** START **

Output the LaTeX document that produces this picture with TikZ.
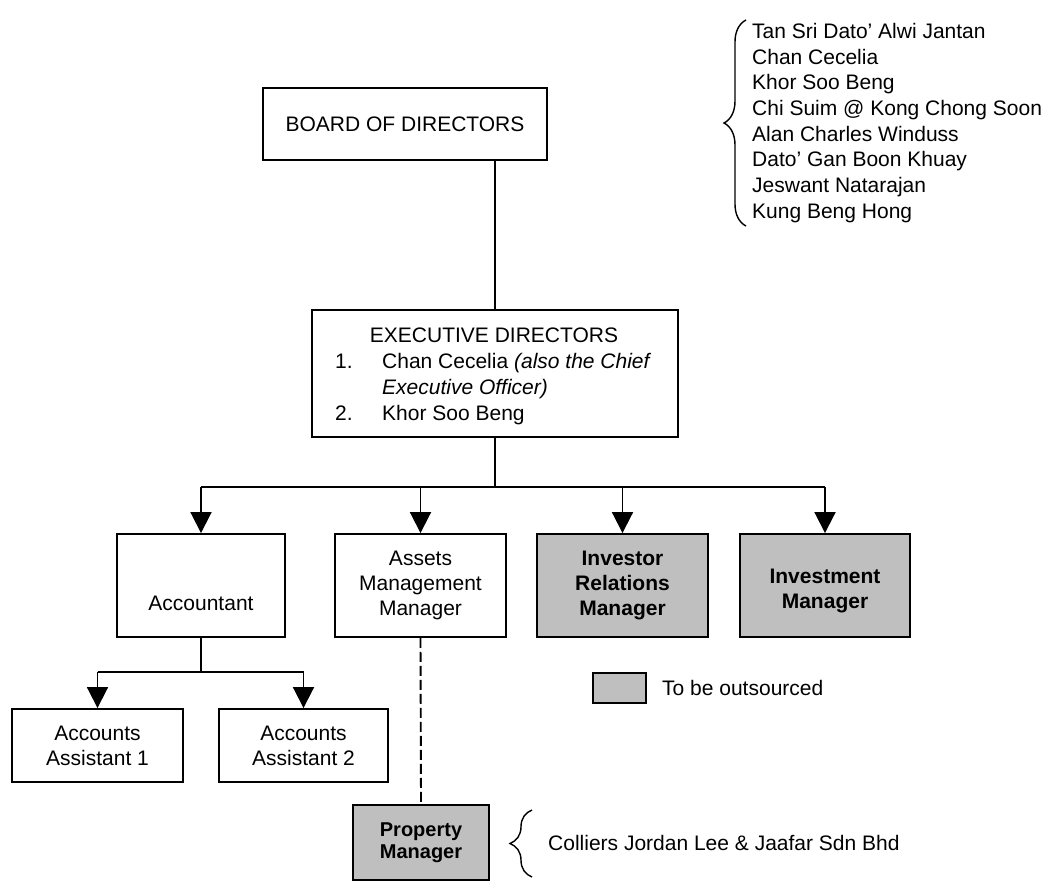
\documentclass[tikz,border=0pt]{standalone}
\usepackage{fontspec}
\setmainfont{Liberation Sans}
\usetikzlibrary{arrows.meta,decorations.pathreplacing}
\begin{document}
\begin{tikzpicture}[x=1pt,y=-1pt,
  box/.style={draw, line width=1.9pt, inner sep=0pt, align=center, font=\fontsize{21}{25}\selectfont},
  shaded/.style={box, fill=black!25, font=\fontsize{21}{25}\selectfont\bfseries},
  conn/.style={line width=1.9pt},
  arr/.style={conn, -{Triangle[width=21pt,length=21pt]}},
  txt/.style={font=\fontsize{21}{25}\selectfont, inner sep=0pt},
  bracestyle/.style={line width=1.4pt, decorate}]
\useasboundingbox (0,0) rectangle (1050,881);

% boxes
\node[box, minimum width=284pt, minimum height=72pt] (board) at (405,124) {BOARD OF DIRECTORS};
\node[box, minimum width=366pt, minimum height=127pt] (exec) at (495,373.5) {};
\node[txt, anchor=base] (exectitle) at (494,342) {EXECUTIVE DIRECTORS};
\node[txt, anchor=base west] (execn1) at (335,368) {1.};
\node[txt, anchor=base west] (execl1) at (382,368) {Chan Cecelia \textit{(also the Chief}};
\node[txt, anchor=base west] (execl2) at (382,394) {\textit{Executive Officer)}};
\node[txt, anchor=base west] (execn2) at (335,420) {2.};
\node[txt, anchor=base west] (execl3) at (382,420) {Khor Soo Beng};

\node[box, minimum width=168pt, minimum height=103pt] (acct) at (201,585.5) {~\\~\\Accountant};
\node[box, minimum width=171pt, minimum height=103pt] (assets) at (420.5,585.5) {Assets\\Management\\Manager};
\node[shaded, minimum width=171pt, minimum height=103pt] (investor) at (622.5,585.5) {Investor\\Relations\\Manager};
\node[shaded, minimum width=170pt, minimum height=103pt] (investment) at (825,585.5) {~\\Investment\\Manager};

\node[box, minimum width=171pt, minimum height=73pt] (aa1) at (97.5,745.5) {Accounts\\Assistant 1};
\node[box, minimum width=169pt, minimum height=73pt] (aa2) at (303.5,745.5) {Accounts\\Assistant 2};

\node[shaded, minimum width=136pt, minimum height=75pt, font=\fontsize{20}{22}\selectfont\bfseries] (prop) at (421,842.5) {Property\\Manager};

% legend
\node[shaded, minimum width=53pt, minimum height=30pt] (legend) at (619.5,688) {};
\node[txt, anchor=west] (legendtxt) at (662,688) {To be outsourced};

% board members list
\node[txt, anchor=west, align=left, font=\fontsize{21}{25.7}\selectfont] (members) at (752,123)
  {Tan Sri Dato' Alwi Jantan\\Chan Cecelia\\Khor Soo Beng\\Chi Suim @ Kong Chong Soon\\Alan Charles Winduss\\Dato' Gan Boon Khuay\\Jeswant Natarajan\\Kung Beng Hong};
\coordinate (mbtop) at (746,20);
\coordinate (mbbot) at (746,226);
\draw[bracestyle, decoration={brace, amplitude=22pt}] (mbbot) -- (mbtop);

% property manager provider
\node[txt, anchor=west] (colliers) at (548,843) {Colliers Jordan Lee \& Jaafar Sdn Bhd};
\coordinate (cbtop) at (532,810);
\coordinate (cbbot) at (532,877);
\draw[bracestyle, decoration={brace, amplitude=22pt}] (cbbot) -- (cbtop);

% connectors
\draw[conn] (exec.north |- board.south) -- (exec.north);
\coordinate (bus) at (495,487);
\draw[conn] (exec.south) -- (bus);
\draw[conn] (acct.north |- bus) -- (investment.north |- bus);
\draw[arr] (acct.north |- bus) -- (acct.north);
\draw[arr] (assets.north |- bus) -- (assets.north);
\draw[arr] (investor.north |- bus) -- (investor.north);
\draw[arr] (investment.north |- bus) -- (investment.north);

\coordinate (abus) at (201,672);
\draw[conn] (acct.south) -- (abus);
\draw[conn] (aa1.north |- abus) -- (aa2.north |- abus);
\draw[arr] (aa1.north |- abus) -- (aa1.north);
\draw[arr] (aa2.north |- abus) -- (aa2.north);

\draw[conn, dash pattern=on 10pt off 4pt] (assets.south) -- (prop.north);
\end{tikzpicture}
\end{document}
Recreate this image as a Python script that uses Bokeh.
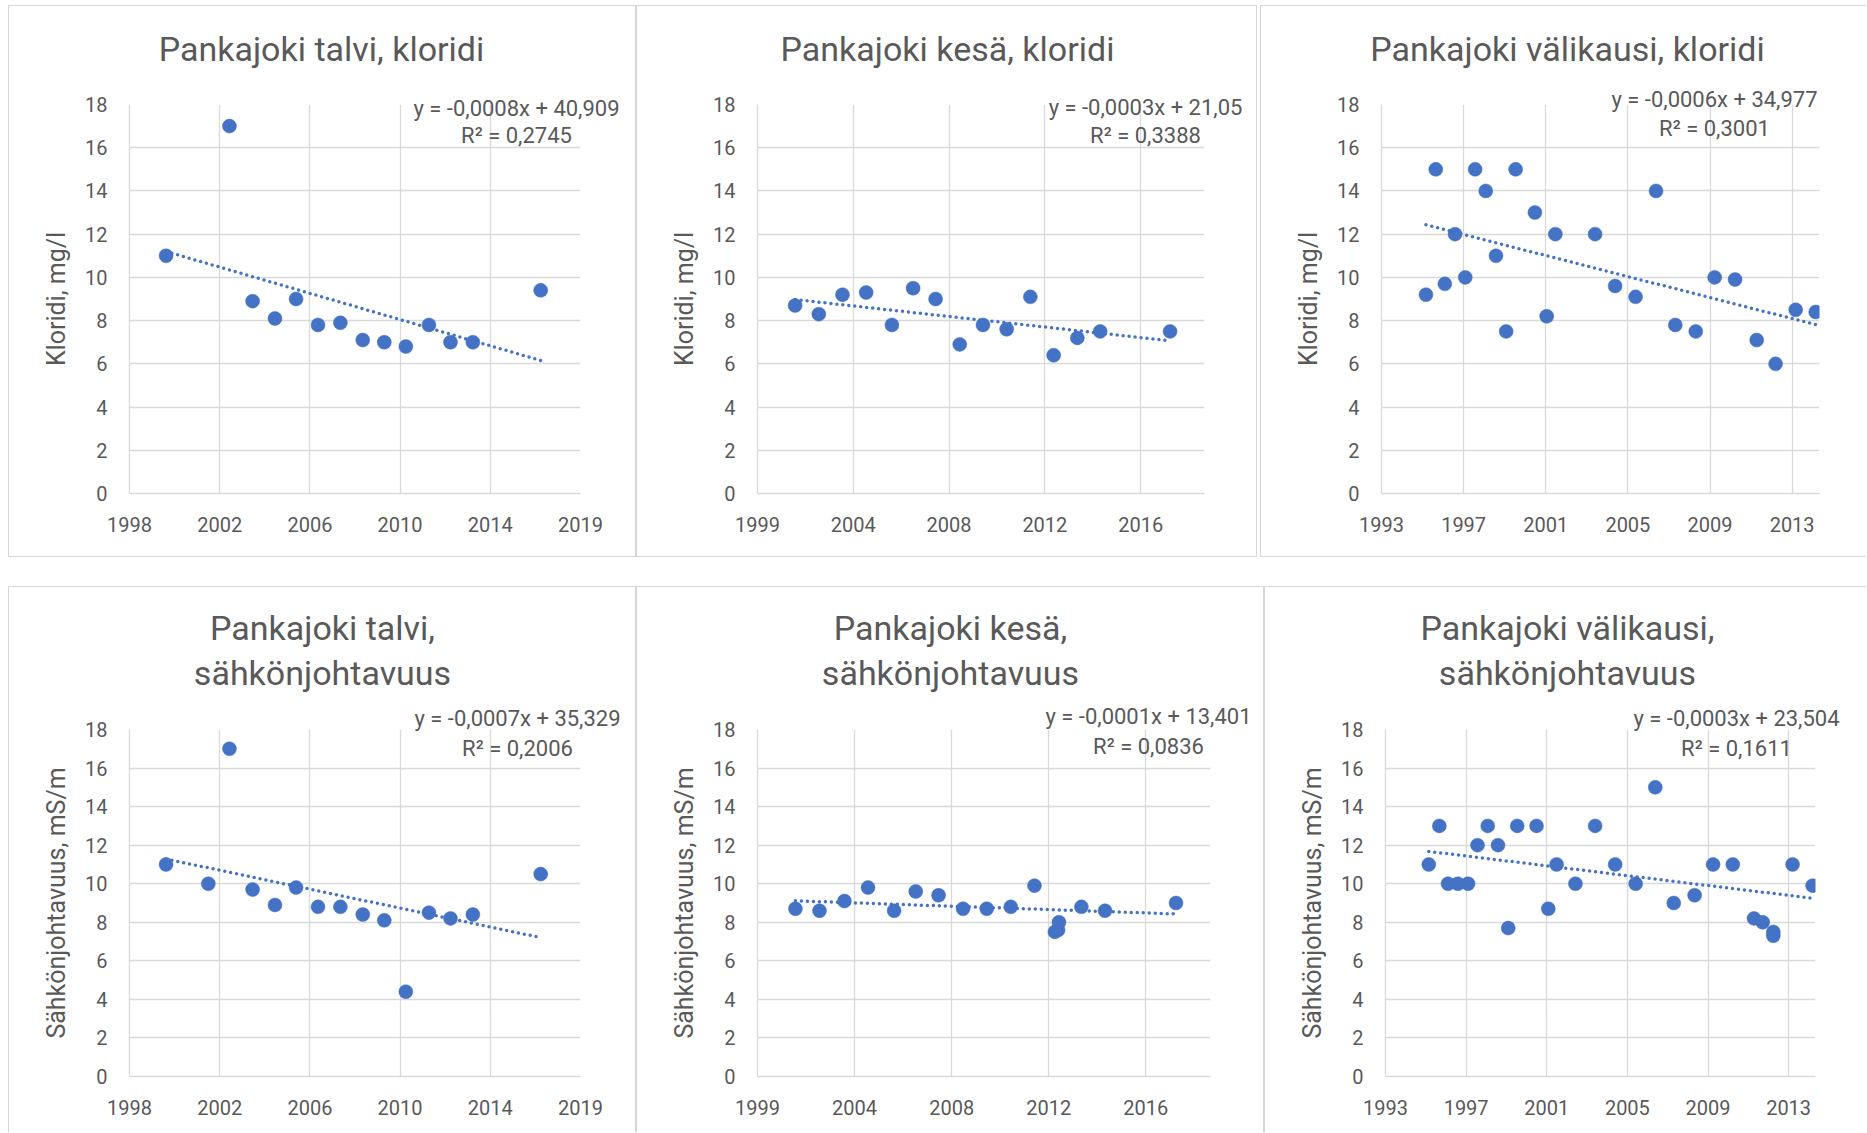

** END **

# TASK TO CARRY OUT
Quote the data exactly, leaving every image out of the copy.

# FINAL RESULT
Output the LaTeX document that produces this picture with TikZ.
\documentclass[tikz,border=0pt]{standalone}
\usepackage{fontspec}
\setmainfont{Liberation Sans}
\usetikzlibrary{arrows.meta,decorations.pathreplacing}
\begin{document}
\begin{tikzpicture}[x=1pt,y=-1pt,
  box/.style={draw, line width=1.9pt, inner sep=0pt, align=center, font=\fontsize{21}{25}\selectfont},
  shaded/.style={box, fill=black!25, font=\fontsize{21}{25}\selectfont\bfseries},
  conn/.style={line width=1.9pt},
  arr/.style={conn, -{Triangle[width=21pt,length=21pt]}},
  txt/.style={font=\fontsize{21}{25}\selectfont, inner sep=0pt},
  bracestyle/.style={line width=1.4pt, decorate}]
\useasboundingbox (0,0) rectangle (1050,881);

% boxes
\node[box, minimum width=284pt, minimum height=72pt] (board) at (405,124) {BOARD OF DIRECTORS};
\node[box, minimum width=366pt, minimum height=127pt] (exec) at (495,373.5) {};
\node[txt, anchor=base] (exectitle) at (494,342) {EXECUTIVE DIRECTORS};
\node[txt, anchor=base west] (execn1) at (335,368) {1.};
\node[txt, anchor=base west] (execl1) at (382,368) {Chan Cecelia \textit{(also the Chief}};
\node[txt, anchor=base west] (execl2) at (382,394) {\textit{Executive Officer)}};
\node[txt, anchor=base west] (execn2) at (335,420) {2.};
\node[txt, anchor=base west] (execl3) at (382,420) {Khor Soo Beng};

\node[box, minimum width=168pt, minimum height=103pt] (acct) at (201,585.5) {~\\~\\Accountant};
\node[box, minimum width=171pt, minimum height=103pt] (assets) at (420.5,585.5) {Assets\\Management\\Manager};
\node[shaded, minimum width=171pt, minimum height=103pt] (investor) at (622.5,585.5) {Investor\\Relations\\Manager};
\node[shaded, minimum width=170pt, minimum height=103pt] (investment) at (825,585.5) {~\\Investment\\Manager};

\node[box, minimum width=171pt, minimum height=73pt] (aa1) at (97.5,745.5) {Accounts\\Assistant 1};
\node[box, minimum width=169pt, minimum height=73pt] (aa2) at (303.5,745.5) {Accounts\\Assistant 2};

\node[shaded, minimum width=136pt, minimum height=75pt, font=\fontsize{20}{22}\selectfont\bfseries] (prop) at (421,842.5) {Property\\Manager};

% legend
\node[shaded, minimum width=53pt, minimum height=30pt] (legend) at (619.5,688) {};
\node[txt, anchor=west] (legendtxt) at (662,688) {To be outsourced};

% board members list
\node[txt, anchor=west, align=left, font=\fontsize{21}{25.7}\selectfont] (members) at (752,123)
  {Tan Sri Dato' Alwi Jantan\\Chan Cecelia\\Khor Soo Beng\\Chi Suim @ Kong Chong Soon\\Alan Charles Winduss\\Dato' Gan Boon Khuay\\Jeswant Natarajan\\Kung Beng Hong};
\coordinate (mbtop) at (746,20);
\coordinate (mbbot) at (746,226);
\draw[bracestyle, decoration={brace, amplitude=22pt}] (mbbot) -- (mbtop);

% property manager provider
\node[txt, anchor=west] (colliers) at (548,843) {Colliers Jordan Lee \& Jaafar Sdn Bhd};
\coordinate (cbtop) at (532,810);
\coordinate (cbbot) at (532,877);
\draw[bracestyle, decoration={brace, amplitude=22pt}] (cbbot) -- (cbtop);

% connectors
\draw[conn] (exec.north |- board.south) -- (exec.north);
\coordinate (bus) at (495,487);
\draw[conn] (exec.south) -- (bus);
\draw[conn] (acct.north |- bus) -- (investment.north |- bus);
\draw[arr] (acct.north |- bus) -- (acct.north);
\draw[arr] (assets.north |- bus) -- (assets.north);
\draw[arr] (investor.north |- bus) -- (investor.north);
\draw[arr] (investment.north |- bus) -- (investment.north);

\coordinate (abus) at (201,672);
\draw[conn] (acct.south) -- (abus);
\draw[conn] (aa1.north |- abus) -- (aa2.north |- abus);
\draw[arr] (aa1.north |- abus) -- (aa1.north);
\draw[arr] (aa2.north |- abus) -- (aa2.north);

\draw[conn, dash pattern=on 10pt off 4pt] (assets.south) -- (prop.north);
\end{tikzpicture}
\end{document}
Recreate this image as a Python script that uses Bokeh.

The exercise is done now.